Introduction

Welcome to the 313E Collaborative Study Guide! As the semester progresses, the TAs will be compiling important notes/information for the exams here. The information here is current for spring 2023.

Contributions from students are also welcome! If you would like to add your notes, open up a pull request in our repository: 313e-utaustin/study-guide. Follow the instructions in the README to add a new section or modify an existing one.

If you find a typo or wrong code, please let us know by opening an issue here.

Exam Information

This is the tentative exam schedule:

TestDateTime
Test 1Fri, 10 Feb6:00 PM - 10:00 PM
Makeup 1Sun, 12 Feb10:00 AM - 2:00 PM
Test 2Fri, 24 Mar6:00 PM - 10:00 PM
Makeup 2Sun, 26 Mar10:00 AM - 2:00 PM
Test 3Mon, 24 Apr6:00 PM - 10:00 PM
Makeup 3Tue, 25 Apr10:00 AM - 2:00 PM

The test will conducted through Canvas and Gradescope. There will be 4 or 5 programming questions at or below the difficulty of the previous assignments.

Each question will have an autograder to check for correctness. Unlike the assignments, we will not grade based on style or comments. However, we will still manually review your submissions. If we discover that test cases have been hardcoded into your submission, we will deduct the appropriate amount of points.

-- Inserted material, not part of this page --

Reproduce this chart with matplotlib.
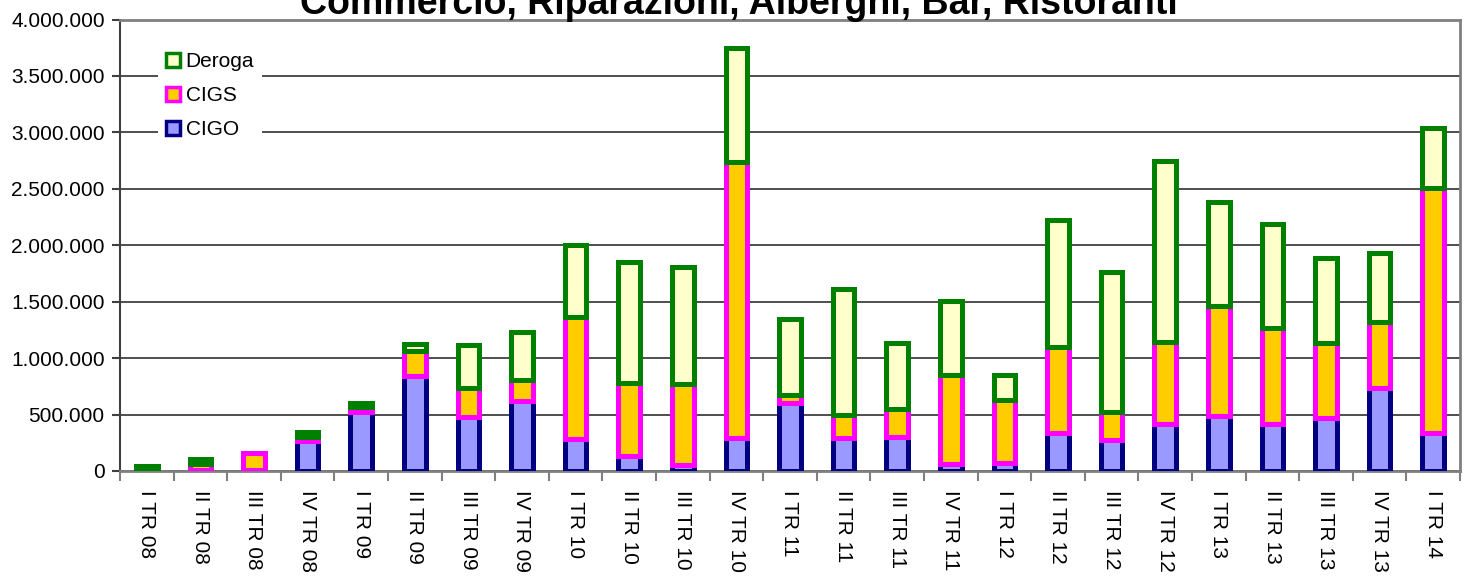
import matplotlib
matplotlib.use("Agg")
import matplotlib.pyplot as plt
from matplotlib.patches import Patch
from matplotlib.ticker import FuncFormatter, MultipleLocator
import numpy as np

categories = ["I TR 08", "II TR 08", "III TR 08", "IV TR 08",
              "I TR 09", "II TR 09", "III TR 09", "IV TR 09",
              "I TR 10", "II TR 10", "III TR 10", "IV TR 10",
              "I TR 11", "II TR 11", "III TR 11", "IV TR 11",
              "I TR 12", "II TR 12", "III TR 12", "IV TR 12",
              "I TR 13", "II TR 13", "III TR 13", "IV TR 13",
              "I TR 14"]
cigo = [5000, 5000, 5000, 265000, 520000, 840000, 475000, 620000,
        285000, 135000, 55000, 290000, 600000, 290000, 305000, 60000,
        70000, 335000, 275000, 415000, 485000, 420000, 470000, 735000,
        335000]
cigs = [15000, 60000, 155000, 35000, 45000, 225000, 260000, 190000,
        1075000, 645000, 715000, 2450000, 70000, 205000, 240000, 790000,
        555000, 760000, 250000, 725000, 975000, 845000, 660000, 585000,
        2175000]
deroga = [25000, 45000, 0, 45000, 35000, 60000, 377000, 423000,
          640000, 1070000, 1035000, 1010000, 675000, 1118000, 585000, 657000,
          225000, 1125000, 1239000, 1603000, 923000, 925000, 760000, 615000,
          530000]
title = "Commercio, Riparazioni, Alberghi, Bar, Ristoranti"

plt.rcParams['font.family'] = ['Liberation Sans', 'DejaVu Sans']

fig = plt.figure(figsize=(14.68, 5.79), dpi=100)
ax = fig.add_axes([120/1468, 1-471/579, 1340/1468, (471-19.5)/579])

x = np.arange(len(categories))
w = 0.4
lw = 3.6
cigo_a = np.array(cigo)
cigs_a = np.array(cigs)
der_a = np.array(deroga)

ax.bar(x, cigo_a, w, color='#9999FF', edgecolor='#000080', linewidth=lw, zorder=3)
ax.bar(x, cigs_a, w, bottom=cigo_a, color='#FFCC00', edgecolor='#FF00FF', linewidth=lw, zorder=3)
mask = der_a > 0
ax.bar(x[mask], der_a[mask], w, bottom=(cigo_a + cigs_a)[mask], color='#FFFFCC',
       edgecolor='#008000', linewidth=lw, zorder=3)

ax.set_xlim(-0.5, len(categories) - 0.5)
ax.set_ylim(0, 4000000)
ax.yaxis.set_major_locator(MultipleLocator(500000))
ax.yaxis.set_major_formatter(FuncFormatter(lambda v, p: f"{int(v):,}".replace(",", ".")))
ax.grid(axis='y', color='#303030', linewidth=1.2, zorder=0)

ax.set_xticks(x)
ax.set_xticklabels(categories, rotation=270, fontsize=15, va='top', ha='center')
ax.set_xticks(np.arange(len(categories) + 1) - 0.5, minor=True)
ax.tick_params(axis='x', which='major', length=0, pad=14)
ax.tick_params(axis='x', which='minor', length=7, width=1.5, color='#808080', direction='out')
ax.tick_params(axis='y', labelsize=15, length=6, width=1.5, color='#404040', pad=5)

for s in ['top', 'right']:
    ax.spines[s].set_color('#808080')
    ax.spines[s].set_linewidth(2)
ax.spines['left'].set_color('#404040')
ax.spines['left'].set_linewidth(1.5)
ax.spines['bottom'].set_color('#808080')
ax.spines['bottom'].set_linewidth(2)

handles = [Patch(facecolor='#FFFFCC', edgecolor='#008000', linewidth=2.5),
           Patch(facecolor='#FFCC00', edgecolor='#FF00FF', linewidth=2.5),
           Patch(facecolor='#9999FF', edgecolor='#000080', linewidth=2.5)]
leg = ax.legend(handles, ["Deroga", "CIGS", "CIGO"], loc='upper left',
                bbox_to_anchor=(0.028, 0.946), fontsize=15, frameon=True,
                handlelength=0.7, handleheight=0.7, handletextpad=0.25,
                labelspacing=0.72, borderpad=0.4, borderaxespad=0,
                fancybox=False)
leg.get_frame().set_edgecolor('none')
leg.get_frame().set_facecolor('white')
leg.get_frame().set_alpha(1)
leg.set_zorder(5)

fig.text(0.503, 1 - 14/579, title, ha='center', va='baseline', fontsize=27,
         fontweight='bold')

fig.savefig("out.png", dpi=100)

There will be an extra credit question that is not related to programming. This will be either a short answer or multiple choice question. Please work on this only if you have passed all the Gradescope test cases.

Exam Tips

Before the exam:

  • Review past assignments and understand the underlying algorithms (for example, merging two intervals in Interval.py).
  • Review important algorithms and data structures covered in class.
  • Be comfortable with Python syntax (this will especially help with debugging).
  • Practice! The only way to get better at thinking logically is to solve more problems.

During the exam:

  • The questions don't need to be solved in a sequential order. Move onto another problem if you're struggling with the current one.
  • Work out some test cases by hand and see if you can identify a pattern.
  • Start with the simplest case and build on top of that (this will especially be helpful for recursion in later exams).
  • Approach the problem from different angles (for example, sorting the list for merging intervals).
  • Write out pseudocode to outline your thought process and identify potential edge cases.
  • Memory constraints are lenient, so feel free to use as many auxiliary data structures as you need -- as long as it's not egregious.